##### Data block

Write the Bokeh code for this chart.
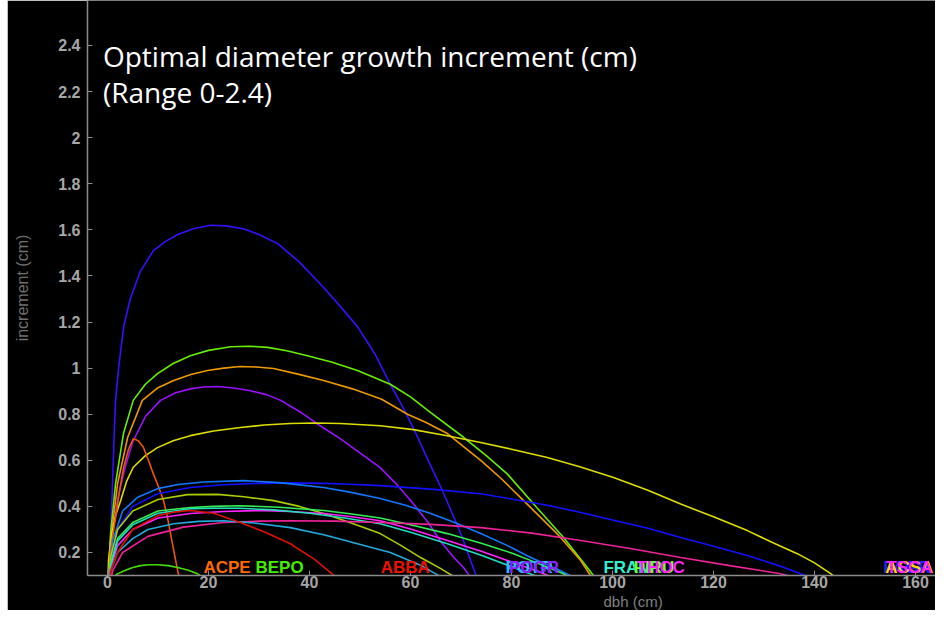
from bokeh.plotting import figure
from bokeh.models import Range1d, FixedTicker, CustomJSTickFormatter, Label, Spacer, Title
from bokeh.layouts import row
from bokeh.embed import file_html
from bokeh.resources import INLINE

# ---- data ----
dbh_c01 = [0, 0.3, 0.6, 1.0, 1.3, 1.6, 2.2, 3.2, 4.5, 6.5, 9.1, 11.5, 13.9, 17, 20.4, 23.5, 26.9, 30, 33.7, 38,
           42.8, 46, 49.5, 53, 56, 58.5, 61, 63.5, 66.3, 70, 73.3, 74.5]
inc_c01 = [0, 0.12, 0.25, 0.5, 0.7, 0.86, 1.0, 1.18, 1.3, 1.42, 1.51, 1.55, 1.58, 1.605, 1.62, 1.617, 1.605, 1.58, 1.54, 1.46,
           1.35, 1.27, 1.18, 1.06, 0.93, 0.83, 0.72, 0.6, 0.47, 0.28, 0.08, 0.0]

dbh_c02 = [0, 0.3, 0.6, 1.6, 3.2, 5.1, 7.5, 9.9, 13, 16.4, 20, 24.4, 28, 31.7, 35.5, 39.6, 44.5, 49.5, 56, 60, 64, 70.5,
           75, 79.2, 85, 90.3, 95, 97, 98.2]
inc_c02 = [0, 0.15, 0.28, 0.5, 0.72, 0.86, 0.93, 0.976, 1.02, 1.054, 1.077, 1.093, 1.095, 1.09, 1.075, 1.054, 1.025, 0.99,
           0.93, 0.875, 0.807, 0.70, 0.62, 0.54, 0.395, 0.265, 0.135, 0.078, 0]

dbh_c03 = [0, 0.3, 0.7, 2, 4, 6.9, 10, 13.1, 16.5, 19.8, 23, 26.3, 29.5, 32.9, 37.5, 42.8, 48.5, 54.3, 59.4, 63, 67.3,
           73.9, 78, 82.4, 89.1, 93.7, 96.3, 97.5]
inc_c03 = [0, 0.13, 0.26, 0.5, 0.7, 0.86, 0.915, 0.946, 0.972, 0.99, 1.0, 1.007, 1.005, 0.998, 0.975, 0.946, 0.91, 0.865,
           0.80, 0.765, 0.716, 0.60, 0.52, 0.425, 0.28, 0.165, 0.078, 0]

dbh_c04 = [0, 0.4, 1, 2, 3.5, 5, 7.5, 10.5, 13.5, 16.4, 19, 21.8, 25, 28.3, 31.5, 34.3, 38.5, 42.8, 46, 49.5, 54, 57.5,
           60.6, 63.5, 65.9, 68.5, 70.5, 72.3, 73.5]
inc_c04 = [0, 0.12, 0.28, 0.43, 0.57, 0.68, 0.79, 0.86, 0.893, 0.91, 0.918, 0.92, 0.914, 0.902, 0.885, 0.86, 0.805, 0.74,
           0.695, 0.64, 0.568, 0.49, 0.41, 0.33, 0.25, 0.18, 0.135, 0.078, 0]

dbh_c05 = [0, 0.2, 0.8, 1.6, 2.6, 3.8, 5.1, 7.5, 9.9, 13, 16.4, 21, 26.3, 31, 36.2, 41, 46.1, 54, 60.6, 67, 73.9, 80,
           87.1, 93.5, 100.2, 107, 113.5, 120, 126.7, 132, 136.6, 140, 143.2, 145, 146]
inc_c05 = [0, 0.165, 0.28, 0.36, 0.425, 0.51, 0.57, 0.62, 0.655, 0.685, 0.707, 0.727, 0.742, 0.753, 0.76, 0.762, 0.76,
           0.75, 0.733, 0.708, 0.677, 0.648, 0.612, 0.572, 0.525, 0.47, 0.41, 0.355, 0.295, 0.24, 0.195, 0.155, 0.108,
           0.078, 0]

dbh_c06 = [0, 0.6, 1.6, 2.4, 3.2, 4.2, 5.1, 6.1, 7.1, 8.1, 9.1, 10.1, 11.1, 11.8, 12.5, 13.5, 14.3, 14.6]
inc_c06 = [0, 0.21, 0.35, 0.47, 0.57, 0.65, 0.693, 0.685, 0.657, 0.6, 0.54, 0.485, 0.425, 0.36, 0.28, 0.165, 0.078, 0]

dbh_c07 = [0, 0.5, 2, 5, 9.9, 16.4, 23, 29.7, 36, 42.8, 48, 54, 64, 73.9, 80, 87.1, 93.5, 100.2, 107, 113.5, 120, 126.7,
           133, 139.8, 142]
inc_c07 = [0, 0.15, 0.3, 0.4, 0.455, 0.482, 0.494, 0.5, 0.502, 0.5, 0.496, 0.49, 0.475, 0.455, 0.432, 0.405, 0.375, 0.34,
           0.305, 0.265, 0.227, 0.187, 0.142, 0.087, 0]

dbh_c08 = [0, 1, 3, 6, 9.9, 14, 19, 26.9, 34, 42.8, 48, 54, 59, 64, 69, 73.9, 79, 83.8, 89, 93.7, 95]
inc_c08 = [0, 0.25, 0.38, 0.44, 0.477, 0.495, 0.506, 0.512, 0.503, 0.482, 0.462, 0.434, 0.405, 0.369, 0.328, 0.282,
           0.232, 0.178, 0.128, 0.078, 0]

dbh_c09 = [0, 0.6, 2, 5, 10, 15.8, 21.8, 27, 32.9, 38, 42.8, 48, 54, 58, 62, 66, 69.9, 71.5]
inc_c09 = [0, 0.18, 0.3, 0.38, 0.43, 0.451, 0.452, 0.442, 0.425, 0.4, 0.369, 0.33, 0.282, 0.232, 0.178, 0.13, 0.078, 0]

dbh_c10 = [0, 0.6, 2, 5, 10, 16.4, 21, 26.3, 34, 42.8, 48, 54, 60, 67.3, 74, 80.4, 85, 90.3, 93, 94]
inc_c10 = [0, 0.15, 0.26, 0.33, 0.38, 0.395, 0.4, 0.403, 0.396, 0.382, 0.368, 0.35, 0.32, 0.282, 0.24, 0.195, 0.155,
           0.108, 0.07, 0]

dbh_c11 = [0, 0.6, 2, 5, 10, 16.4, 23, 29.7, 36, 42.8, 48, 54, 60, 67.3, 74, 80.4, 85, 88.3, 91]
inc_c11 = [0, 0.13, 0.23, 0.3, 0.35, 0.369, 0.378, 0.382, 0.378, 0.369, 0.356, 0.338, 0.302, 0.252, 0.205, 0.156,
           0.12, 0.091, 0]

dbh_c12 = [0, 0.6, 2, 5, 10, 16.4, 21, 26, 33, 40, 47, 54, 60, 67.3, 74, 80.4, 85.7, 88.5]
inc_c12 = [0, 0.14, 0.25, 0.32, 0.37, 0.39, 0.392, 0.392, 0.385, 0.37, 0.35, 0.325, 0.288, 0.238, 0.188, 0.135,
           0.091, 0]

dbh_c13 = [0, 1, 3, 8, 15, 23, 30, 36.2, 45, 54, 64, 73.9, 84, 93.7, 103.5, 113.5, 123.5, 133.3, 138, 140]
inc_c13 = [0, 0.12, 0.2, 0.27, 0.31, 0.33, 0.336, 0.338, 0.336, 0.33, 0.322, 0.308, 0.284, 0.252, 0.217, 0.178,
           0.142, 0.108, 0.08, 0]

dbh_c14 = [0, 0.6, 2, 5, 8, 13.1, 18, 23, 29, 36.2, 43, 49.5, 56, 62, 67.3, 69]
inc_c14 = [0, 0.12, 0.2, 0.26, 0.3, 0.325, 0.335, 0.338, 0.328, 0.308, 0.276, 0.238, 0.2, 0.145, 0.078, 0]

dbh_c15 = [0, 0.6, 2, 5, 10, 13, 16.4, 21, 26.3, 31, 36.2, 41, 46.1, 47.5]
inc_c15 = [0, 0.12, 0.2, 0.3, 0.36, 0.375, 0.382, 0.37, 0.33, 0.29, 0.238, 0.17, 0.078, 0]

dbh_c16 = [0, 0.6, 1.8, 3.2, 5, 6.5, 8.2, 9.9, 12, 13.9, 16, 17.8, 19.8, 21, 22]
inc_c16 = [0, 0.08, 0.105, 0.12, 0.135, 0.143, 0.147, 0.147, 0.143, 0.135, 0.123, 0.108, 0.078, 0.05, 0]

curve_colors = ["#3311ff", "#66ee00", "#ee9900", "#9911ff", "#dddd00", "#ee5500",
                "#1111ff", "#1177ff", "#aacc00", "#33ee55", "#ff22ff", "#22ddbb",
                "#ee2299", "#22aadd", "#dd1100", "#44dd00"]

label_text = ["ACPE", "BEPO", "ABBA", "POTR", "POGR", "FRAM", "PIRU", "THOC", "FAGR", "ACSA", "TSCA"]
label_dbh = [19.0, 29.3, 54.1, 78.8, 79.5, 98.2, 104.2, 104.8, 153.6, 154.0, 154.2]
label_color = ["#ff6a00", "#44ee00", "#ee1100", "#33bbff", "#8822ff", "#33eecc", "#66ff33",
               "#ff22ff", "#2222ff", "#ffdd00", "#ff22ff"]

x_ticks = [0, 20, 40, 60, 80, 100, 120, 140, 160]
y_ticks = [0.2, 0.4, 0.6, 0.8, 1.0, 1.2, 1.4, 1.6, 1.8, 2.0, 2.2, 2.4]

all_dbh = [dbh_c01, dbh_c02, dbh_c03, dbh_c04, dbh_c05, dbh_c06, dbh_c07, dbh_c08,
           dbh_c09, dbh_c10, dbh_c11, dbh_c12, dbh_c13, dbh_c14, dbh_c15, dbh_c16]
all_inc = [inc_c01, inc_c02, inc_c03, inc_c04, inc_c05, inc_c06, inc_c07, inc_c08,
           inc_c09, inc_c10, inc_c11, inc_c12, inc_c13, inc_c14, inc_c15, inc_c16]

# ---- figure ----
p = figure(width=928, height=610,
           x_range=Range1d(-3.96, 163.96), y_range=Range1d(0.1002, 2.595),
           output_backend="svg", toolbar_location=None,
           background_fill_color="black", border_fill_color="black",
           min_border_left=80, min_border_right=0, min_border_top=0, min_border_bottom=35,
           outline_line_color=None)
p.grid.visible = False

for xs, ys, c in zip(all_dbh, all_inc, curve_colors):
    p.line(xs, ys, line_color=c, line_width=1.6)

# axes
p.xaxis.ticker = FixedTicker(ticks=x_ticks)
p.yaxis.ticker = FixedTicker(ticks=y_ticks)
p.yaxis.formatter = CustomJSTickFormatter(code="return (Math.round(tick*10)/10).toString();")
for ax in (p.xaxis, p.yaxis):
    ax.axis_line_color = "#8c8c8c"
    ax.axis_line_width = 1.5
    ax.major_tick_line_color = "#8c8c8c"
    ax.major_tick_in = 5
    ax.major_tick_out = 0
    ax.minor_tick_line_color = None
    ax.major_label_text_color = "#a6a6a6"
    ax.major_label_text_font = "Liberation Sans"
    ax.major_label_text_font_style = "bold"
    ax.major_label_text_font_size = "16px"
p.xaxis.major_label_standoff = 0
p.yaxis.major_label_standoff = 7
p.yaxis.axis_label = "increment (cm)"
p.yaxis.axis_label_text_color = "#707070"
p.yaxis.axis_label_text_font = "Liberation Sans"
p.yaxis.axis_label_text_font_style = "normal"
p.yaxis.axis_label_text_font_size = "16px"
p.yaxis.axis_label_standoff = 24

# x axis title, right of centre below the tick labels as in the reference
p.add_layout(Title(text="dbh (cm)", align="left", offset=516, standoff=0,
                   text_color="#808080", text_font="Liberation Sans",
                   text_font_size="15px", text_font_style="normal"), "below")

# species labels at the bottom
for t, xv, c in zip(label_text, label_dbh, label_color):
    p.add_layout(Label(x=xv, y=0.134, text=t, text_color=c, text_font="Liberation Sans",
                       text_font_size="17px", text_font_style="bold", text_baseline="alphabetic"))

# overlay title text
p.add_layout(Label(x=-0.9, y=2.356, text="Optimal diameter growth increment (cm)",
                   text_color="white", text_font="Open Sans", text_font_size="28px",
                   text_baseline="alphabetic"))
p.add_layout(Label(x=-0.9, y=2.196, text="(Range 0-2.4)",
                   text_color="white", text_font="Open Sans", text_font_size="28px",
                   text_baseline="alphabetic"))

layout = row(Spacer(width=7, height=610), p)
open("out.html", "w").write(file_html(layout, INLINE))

##########

Omitting all pictures, restate exactly the lines of the material from its start through the line that contains "from bokeh.resources import INLINE".

- [Solution for this exercise]
Write the Bokeh code for this chart.
from bokeh.plotting import figure
from bokeh.models import Range1d, FixedTicker, CustomJSTickFormatter, Label, Spacer, Title
from bokeh.layouts import row
from bokeh.embed import file_html
from bokeh.resources import INLINE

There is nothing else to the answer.